◆ DATA EXCERPT ◆
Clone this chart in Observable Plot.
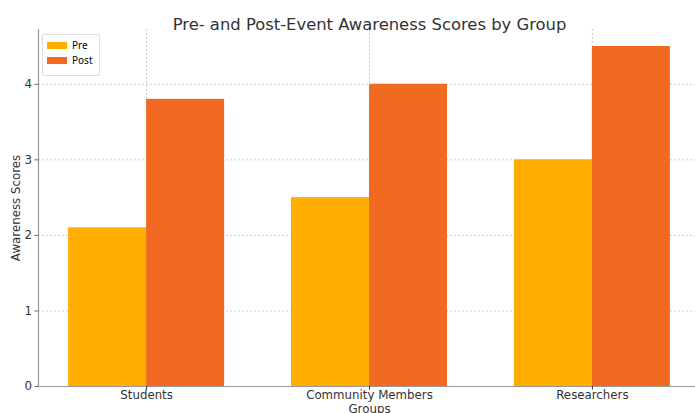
<!DOCTYPE html>
<html><head>
<meta charset="utf-8">
<script src="https://cdn.jsdelivr.net/npm/d3@7"></script>
<script src="https://cdn.jsdelivr.net/npm/@observablehq/plot@0.6"></script>
<style>
body{margin:0;background:#fff;}
#wrap{position:relative;width:695px;height:413px;overflow:hidden;}
#wrap svg{font-family:"DejaVu Sans",sans-serif;}
#legend{position:absolute;left:42px;top:34px;border:1px solid #ddd;border-radius:2px;background:#fff;padding:3px 6px 2px 4px;}
#legend .lg{font-family:"DejaVu Sans",sans-serif;font-size:9px;color:#333;}
</style>
</head><body>
<div id="wrap"><div id="legend"></div></div>
<script>
const groups = ["Students", "Community Members", "Researchers"];
const preScores = [2.1, 2.5, 3.0];
const postScores = [3.8, 4.0, 4.5];
const series = ["Pre", "Post"];
const colors = ["#FFAD00", "#F26A21"];
const yTicks = [0, 1, 2, 3, 4];
const barWidth = 0.35;
const xDomain = [-0.485, 2.485];
const yDomain = [0, 4.725];

const rows = [];
groups.forEach((g, i) => {
  rows.push({group: g, series: "Pre", value: preScores[i], x1: i - barWidth, x2: i});
  rows.push({group: g, series: "Post", value: postScores[i], x1: i, x2: i + barWidth});
});
const idx = groups.map((_, i) => i);

const chart = Plot.plot({
  width: 695, height: 413,
  marginTop: 29, marginBottom: 27, marginLeft: 38, marginRight: 0,
  style: {background: "#fff", color: "#333", fontFamily: "DejaVu Sans"},
  x: {domain: xDomain, range: [38, 700]},
  y: {domain: yDomain},
  color: {domain: series, range: colors},
  marks: [
    Plot.gridY(yTicks, {stroke: "#ccc", strokeOpacity: 1, strokeDasharray: "2,2"}),
    Plot.gridX(idx, {stroke: "#ccc", strokeOpacity: 1, strokeDasharray: "2,2"}),
    Plot.rectY(rows, {x1: "x1", x2: "x2", y: "value", fill: "series"}),
    Plot.ruleY([0], {stroke: "#999", strokeWidth: 1.2}),
    Plot.ruleX([xDomain[0]], {stroke: "#999", strokeWidth: 1.2}),
    Plot.axisX(idx, {tickFormat: i => groups[i], tickSize: 3.5, tickPadding: 1, fontSize: 11.8, label: null, stroke: "#333"}),
    Plot.axisY(yTicks, {tickFormat: d => String(d), tickSize: 3.5, tickPadding: 3, fontSize: 11.8, label: null, stroke: "#666"}),
    Plot.text(["Groups"], {x: 1, frameAnchor: "bottom", dy: 26, fontSize: 11.8, fill: "#333"}),
    Plot.text(["Awareness Scores"], {frameAnchor: "left", textAnchor: "middle", dx: -22, rotate: -90, fontSize: 11.8, fill: "#333"}),
    Plot.text(["Pre- and Post-Event Awareness Scores by Group"], {x: 1, frameAnchor: "top", dy: -11, fontSize: 16.4, fill: "#333"})
  ]
});
document.getElementById("wrap").prepend(chart);

const leg = Plot.legend({
  color: {domain: series, range: colors},
  legend: "swatches", columns: 1, swatchWidth: 20, swatchHeight: 7, className: "lg"
});
document.getElementById("legend").append(leg);
</script>
</body></html>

◆ WHAT THE TASK REQUIRES ◆
Of the lines in the listing above, how many hold the string "chart"? Reply with the number only.

◆ RESPONSE BELOW ◆
3